With a single hit of the press, stamping dies can form complete parts or certain features of a part.  One-hit dies, representing the simplest form of tooling, produce complete parts with a single press hit, or at least a shape that travels to secondary machinery for completion or to another one-hit die in another press. Progressive dies contain multiple stations—think of a series of one-hit dies connected together. Dies of this type add features to a part with each press hit as the base material travels along the die in a strip. In this manner a part is progressively formed. Transfer dies have characteristics of one-hit and progressive dies. With transfer dies, a material blank travels from die to die, eventually forming a complete part. Unlike with a progressive die, parts in a transfer die do not travel from station to station attached to a carrier strip. Rather, mechanisms located outside of the tooling physically lift a part from one die station and deposit it into the next. This is accomplished through the use of a transfer press—essentially a specialized mechanical press—or via a transfer system attached to an existing stamping press. 

How are dies made? 

Design and construction of dies are time-consuming and costly processes. Development of die-design software that simulates the forming process and allows specialists to design tooling on computers has enabled shortened lead times for die delivery. Using such software—once general design programs such as SolidWorks, but now available in various programs tailored for stamping-die design--also can eliminate problems that at one time only showed themselves during tryout after the stamping die was built. Using such software has reduced costs. Also, in some cases die lead time—the time period between die design and production of quality parts in a stamping press using that particular die—has shrunk from months to days.

Dies typically are machined, with components such as pins, punches and springs fastened to the die base. Die components such as punches are particularly susceptible to wear and breakage. Problems with these types of components can cause press shutdowns while tooling is repaired, slowing production and adding cost to the stamping process. To combat this, tooling suppliers have developed methods to change out components quickly. Also, stamping tooling can undergo special coating processes to enhance tool life and ensure production of precision, quality parts even after hundreds of thousands of press hits. 

High-tech tooling replaces costly secondary processes 

As a capital-intensive process, sheetmetal stamping can be quite costly. To remain competitive, metal stampers must employ process efficiencies.

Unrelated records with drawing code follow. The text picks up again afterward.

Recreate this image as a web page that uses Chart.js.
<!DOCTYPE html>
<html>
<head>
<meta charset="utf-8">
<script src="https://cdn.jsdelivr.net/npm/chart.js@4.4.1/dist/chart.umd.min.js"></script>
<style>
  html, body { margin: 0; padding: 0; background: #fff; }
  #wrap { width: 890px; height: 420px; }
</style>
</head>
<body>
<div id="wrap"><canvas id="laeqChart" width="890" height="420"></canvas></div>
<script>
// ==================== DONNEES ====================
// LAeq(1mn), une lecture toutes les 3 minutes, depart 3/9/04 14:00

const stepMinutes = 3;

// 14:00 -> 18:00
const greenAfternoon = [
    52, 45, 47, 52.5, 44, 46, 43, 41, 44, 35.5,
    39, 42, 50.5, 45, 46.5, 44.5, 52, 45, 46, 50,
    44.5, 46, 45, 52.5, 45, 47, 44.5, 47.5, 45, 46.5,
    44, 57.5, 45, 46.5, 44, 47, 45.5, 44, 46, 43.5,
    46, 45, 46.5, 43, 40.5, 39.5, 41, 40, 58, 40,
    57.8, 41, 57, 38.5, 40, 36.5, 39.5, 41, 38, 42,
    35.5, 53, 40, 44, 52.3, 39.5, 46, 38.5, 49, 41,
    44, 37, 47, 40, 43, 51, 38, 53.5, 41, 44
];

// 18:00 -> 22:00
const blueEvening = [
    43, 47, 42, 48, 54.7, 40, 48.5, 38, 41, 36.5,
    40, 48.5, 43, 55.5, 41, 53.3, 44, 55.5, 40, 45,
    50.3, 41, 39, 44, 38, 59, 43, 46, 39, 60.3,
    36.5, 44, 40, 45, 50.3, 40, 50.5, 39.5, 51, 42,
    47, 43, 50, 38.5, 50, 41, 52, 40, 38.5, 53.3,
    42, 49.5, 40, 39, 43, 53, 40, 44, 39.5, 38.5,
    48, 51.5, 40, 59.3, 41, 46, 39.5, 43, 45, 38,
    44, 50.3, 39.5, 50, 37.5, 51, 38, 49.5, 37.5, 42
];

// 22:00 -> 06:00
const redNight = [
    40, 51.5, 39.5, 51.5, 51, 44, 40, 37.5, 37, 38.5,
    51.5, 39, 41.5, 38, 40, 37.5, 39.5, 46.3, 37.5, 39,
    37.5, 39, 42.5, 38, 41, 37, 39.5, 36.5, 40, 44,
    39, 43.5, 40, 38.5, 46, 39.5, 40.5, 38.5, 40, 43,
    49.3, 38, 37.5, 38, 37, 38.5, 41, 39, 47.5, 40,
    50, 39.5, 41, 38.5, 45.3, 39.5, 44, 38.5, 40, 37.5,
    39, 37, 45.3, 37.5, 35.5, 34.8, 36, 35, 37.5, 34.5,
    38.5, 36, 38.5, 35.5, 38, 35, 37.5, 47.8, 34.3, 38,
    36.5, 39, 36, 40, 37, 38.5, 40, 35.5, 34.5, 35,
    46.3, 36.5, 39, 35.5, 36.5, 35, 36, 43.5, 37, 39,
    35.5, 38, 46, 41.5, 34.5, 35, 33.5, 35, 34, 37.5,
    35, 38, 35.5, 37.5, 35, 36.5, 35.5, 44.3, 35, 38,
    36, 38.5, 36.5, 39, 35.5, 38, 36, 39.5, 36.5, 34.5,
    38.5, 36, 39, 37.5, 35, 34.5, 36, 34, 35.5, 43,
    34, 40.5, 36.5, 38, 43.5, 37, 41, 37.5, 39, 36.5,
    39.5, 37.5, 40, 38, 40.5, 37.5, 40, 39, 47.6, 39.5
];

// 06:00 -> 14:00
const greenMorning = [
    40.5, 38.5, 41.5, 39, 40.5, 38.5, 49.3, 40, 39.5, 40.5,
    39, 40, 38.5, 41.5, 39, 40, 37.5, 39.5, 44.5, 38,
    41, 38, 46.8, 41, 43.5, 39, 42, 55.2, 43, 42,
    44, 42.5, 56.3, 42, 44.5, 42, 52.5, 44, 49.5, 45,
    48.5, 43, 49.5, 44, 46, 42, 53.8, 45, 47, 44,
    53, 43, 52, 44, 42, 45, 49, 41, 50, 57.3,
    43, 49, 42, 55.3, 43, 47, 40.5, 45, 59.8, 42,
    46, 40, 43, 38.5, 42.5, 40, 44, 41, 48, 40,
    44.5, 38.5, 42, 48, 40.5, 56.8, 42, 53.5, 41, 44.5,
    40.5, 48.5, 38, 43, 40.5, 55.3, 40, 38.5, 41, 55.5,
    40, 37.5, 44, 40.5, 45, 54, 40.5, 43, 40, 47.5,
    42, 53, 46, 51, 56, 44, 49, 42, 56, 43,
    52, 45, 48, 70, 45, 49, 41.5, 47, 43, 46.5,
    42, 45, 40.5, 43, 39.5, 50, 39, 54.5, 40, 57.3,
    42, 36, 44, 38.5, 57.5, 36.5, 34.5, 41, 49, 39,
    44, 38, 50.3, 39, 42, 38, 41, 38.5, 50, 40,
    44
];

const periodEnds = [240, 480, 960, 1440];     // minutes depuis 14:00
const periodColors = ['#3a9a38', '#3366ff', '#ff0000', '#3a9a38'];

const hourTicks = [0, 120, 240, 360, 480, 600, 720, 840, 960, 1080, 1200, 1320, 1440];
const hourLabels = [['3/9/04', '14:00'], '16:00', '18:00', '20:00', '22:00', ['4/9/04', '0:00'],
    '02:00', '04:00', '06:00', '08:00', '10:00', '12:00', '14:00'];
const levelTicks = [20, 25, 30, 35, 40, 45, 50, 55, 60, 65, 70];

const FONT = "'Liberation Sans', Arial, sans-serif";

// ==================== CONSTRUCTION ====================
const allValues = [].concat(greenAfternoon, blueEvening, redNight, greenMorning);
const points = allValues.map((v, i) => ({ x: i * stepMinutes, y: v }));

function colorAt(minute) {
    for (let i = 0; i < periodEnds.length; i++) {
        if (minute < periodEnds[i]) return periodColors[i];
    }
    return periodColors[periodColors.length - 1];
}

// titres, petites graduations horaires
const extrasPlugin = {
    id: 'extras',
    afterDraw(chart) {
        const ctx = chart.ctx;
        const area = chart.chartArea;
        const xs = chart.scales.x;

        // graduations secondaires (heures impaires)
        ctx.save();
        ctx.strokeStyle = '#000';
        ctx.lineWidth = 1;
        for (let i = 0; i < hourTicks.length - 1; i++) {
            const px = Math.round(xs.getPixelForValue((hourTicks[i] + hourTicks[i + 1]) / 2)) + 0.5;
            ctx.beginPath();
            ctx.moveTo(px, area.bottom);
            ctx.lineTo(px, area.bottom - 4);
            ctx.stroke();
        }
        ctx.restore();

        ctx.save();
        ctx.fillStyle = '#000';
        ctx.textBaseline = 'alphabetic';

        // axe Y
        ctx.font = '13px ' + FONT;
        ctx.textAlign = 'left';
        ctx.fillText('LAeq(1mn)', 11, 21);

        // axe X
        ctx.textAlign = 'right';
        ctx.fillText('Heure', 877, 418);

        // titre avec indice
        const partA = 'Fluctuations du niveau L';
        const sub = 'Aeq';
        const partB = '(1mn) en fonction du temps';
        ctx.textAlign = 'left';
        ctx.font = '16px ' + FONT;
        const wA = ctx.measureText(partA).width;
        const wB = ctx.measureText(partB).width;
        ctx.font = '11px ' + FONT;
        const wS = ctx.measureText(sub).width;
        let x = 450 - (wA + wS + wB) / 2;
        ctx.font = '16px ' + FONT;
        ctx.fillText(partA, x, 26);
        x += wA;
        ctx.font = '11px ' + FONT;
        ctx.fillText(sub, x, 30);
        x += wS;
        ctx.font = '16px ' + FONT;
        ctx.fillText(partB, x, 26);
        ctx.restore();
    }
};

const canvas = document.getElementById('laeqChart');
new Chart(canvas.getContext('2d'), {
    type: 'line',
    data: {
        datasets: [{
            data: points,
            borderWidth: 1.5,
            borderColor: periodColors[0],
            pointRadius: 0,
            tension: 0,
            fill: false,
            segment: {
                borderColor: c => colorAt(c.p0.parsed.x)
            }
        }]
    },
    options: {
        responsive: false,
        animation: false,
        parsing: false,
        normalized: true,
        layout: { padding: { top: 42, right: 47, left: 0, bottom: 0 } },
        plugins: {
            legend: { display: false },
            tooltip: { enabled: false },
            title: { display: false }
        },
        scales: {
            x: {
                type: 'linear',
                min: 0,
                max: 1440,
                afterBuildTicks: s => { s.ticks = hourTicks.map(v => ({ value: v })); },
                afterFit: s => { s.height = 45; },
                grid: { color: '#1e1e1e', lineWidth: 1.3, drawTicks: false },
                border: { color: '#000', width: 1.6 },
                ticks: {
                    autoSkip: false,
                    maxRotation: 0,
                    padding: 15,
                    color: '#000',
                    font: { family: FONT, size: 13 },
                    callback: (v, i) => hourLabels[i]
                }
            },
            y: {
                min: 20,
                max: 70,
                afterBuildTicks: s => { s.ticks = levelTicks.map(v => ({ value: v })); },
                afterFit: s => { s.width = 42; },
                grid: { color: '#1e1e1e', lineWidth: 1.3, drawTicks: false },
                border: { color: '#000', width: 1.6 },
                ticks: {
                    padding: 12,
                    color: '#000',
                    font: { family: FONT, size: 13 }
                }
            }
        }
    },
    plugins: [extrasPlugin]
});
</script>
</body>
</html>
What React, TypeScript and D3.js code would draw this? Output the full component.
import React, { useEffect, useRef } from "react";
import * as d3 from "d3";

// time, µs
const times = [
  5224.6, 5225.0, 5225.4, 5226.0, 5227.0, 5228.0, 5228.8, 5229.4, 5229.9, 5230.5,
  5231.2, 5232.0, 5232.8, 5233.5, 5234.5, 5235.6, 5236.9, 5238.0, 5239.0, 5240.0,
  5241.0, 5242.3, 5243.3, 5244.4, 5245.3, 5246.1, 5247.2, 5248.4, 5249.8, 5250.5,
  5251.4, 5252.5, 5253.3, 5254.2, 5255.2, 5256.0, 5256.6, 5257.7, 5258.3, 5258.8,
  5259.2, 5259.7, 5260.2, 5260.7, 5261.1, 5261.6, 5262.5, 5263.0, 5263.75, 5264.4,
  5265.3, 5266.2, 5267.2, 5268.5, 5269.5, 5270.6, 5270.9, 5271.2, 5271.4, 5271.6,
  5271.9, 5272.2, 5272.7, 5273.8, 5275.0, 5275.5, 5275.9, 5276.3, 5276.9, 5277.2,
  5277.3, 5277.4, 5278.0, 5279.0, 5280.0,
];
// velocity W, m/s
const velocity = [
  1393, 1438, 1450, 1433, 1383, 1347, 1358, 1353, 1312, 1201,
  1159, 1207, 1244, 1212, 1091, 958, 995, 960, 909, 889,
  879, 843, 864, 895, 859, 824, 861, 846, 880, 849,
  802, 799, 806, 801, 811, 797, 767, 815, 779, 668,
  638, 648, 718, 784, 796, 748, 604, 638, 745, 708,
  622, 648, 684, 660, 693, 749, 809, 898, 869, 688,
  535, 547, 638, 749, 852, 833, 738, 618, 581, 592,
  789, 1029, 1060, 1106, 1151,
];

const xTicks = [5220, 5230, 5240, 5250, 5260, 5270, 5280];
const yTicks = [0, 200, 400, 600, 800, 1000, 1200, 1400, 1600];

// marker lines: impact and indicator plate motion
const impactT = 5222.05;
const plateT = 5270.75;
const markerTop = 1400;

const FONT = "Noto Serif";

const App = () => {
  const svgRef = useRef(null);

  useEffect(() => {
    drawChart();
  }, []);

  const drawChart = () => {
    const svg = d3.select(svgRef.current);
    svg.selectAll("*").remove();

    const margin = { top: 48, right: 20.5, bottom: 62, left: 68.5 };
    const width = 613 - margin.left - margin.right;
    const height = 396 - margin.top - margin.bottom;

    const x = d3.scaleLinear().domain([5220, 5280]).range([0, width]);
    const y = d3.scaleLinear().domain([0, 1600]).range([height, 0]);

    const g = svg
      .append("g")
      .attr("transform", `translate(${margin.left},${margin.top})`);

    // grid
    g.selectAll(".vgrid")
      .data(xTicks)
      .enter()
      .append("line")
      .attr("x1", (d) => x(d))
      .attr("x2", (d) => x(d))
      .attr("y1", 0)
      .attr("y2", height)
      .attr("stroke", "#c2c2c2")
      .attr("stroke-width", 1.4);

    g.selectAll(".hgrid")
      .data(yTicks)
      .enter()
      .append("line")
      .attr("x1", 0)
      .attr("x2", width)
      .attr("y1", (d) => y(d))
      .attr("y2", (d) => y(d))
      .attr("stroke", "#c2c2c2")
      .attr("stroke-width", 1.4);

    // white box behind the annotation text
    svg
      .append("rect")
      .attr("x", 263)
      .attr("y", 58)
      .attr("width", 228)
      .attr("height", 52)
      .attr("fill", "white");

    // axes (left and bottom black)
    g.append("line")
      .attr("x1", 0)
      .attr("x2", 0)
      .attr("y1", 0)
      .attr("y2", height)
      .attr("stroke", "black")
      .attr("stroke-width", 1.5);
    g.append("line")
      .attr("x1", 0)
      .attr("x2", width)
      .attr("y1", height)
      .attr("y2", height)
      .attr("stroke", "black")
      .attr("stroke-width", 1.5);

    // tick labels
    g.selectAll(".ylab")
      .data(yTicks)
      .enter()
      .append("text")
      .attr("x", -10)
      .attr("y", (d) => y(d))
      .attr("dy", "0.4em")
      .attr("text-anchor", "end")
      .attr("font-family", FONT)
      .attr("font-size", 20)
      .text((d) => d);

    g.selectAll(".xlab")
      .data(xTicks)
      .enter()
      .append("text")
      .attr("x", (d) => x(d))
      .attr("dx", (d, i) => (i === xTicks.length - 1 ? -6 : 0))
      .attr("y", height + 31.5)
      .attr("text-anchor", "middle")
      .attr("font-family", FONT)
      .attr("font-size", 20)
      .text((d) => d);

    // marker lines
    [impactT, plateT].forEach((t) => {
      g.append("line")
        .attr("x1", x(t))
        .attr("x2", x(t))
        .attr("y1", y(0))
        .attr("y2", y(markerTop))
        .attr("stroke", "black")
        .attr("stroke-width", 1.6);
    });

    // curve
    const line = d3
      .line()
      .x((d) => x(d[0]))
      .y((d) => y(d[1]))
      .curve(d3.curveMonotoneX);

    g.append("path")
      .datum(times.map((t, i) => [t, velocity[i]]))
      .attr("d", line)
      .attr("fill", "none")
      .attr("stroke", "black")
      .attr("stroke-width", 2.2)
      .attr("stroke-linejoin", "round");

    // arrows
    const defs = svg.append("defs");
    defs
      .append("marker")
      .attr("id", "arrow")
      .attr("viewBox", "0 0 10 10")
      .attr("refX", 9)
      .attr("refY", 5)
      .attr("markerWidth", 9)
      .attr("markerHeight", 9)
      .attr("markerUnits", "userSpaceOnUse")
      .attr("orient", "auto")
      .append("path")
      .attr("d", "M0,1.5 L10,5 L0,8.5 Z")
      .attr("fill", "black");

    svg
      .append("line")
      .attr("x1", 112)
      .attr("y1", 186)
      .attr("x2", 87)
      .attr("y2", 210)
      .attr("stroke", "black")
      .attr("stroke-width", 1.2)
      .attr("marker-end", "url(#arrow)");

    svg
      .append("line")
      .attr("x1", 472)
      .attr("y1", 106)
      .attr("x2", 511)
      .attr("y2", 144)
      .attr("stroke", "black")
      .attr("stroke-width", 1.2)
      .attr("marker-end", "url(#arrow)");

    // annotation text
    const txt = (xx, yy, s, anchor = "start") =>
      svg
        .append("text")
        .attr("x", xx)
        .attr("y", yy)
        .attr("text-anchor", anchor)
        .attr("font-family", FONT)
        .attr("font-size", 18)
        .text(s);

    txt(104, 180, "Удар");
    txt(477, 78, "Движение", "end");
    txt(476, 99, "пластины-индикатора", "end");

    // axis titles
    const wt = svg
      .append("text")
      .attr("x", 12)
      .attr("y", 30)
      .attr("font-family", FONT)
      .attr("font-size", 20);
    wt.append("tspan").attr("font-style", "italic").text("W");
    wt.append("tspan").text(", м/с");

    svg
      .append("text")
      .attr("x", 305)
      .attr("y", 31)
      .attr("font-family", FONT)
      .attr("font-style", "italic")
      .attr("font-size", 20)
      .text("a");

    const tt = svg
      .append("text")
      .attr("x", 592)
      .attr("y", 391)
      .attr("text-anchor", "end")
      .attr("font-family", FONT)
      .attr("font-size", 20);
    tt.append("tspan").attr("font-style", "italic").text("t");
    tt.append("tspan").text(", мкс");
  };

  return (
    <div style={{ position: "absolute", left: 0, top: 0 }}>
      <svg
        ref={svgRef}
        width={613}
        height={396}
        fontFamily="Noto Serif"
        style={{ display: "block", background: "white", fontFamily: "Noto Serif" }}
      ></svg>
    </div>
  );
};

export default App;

One method to improve efficiency is to perform as many processes as possible within the press. Secondary processes that take place away from the stamping press are costly and time-consuming. But performing more and more work within the press—actually, within the tooling—can result in more complicated, and costly, dies. Given this fact, die design, maintenance, protection and utilization are so important to the stamping process that a manufacturer will have personnel dedicated to tooling issues.

The high cost of stamping dies, and the care required to allow these dies to produce part after part to rigid specifications, demand attention to detail in this area. To protect tooling, a die designer or stamper will incorporate various press controls and sensors into the stamping process. Often, sensors will be embedded into tooling to ensure presence, and correct orientation and shape of the part material. These are referred to as in-die sensors. Many stamping operations, especially those tasked with performing multiple jobs on a single press line, incorporate quick-die-change (QDC) equipment. Such equipment—rolling bolsters, die carts, clamps, etc.—allow rapid changeout of tooling from one job run to the next in order to keep presses running.

The right forming fluids can spell stamping success 

Stamping lubricants aid tooling and dies in creating quality parts, while bringing longer tool and die life. Lubricants are available in many formulations depending on factors such as the material to be stamped and the stamping process to be employed. Lubricant-delivery systems ensure that forming fluids reach into critical areas of the tooling and material, without hampering the performance of sensitive components such as in-die sensors.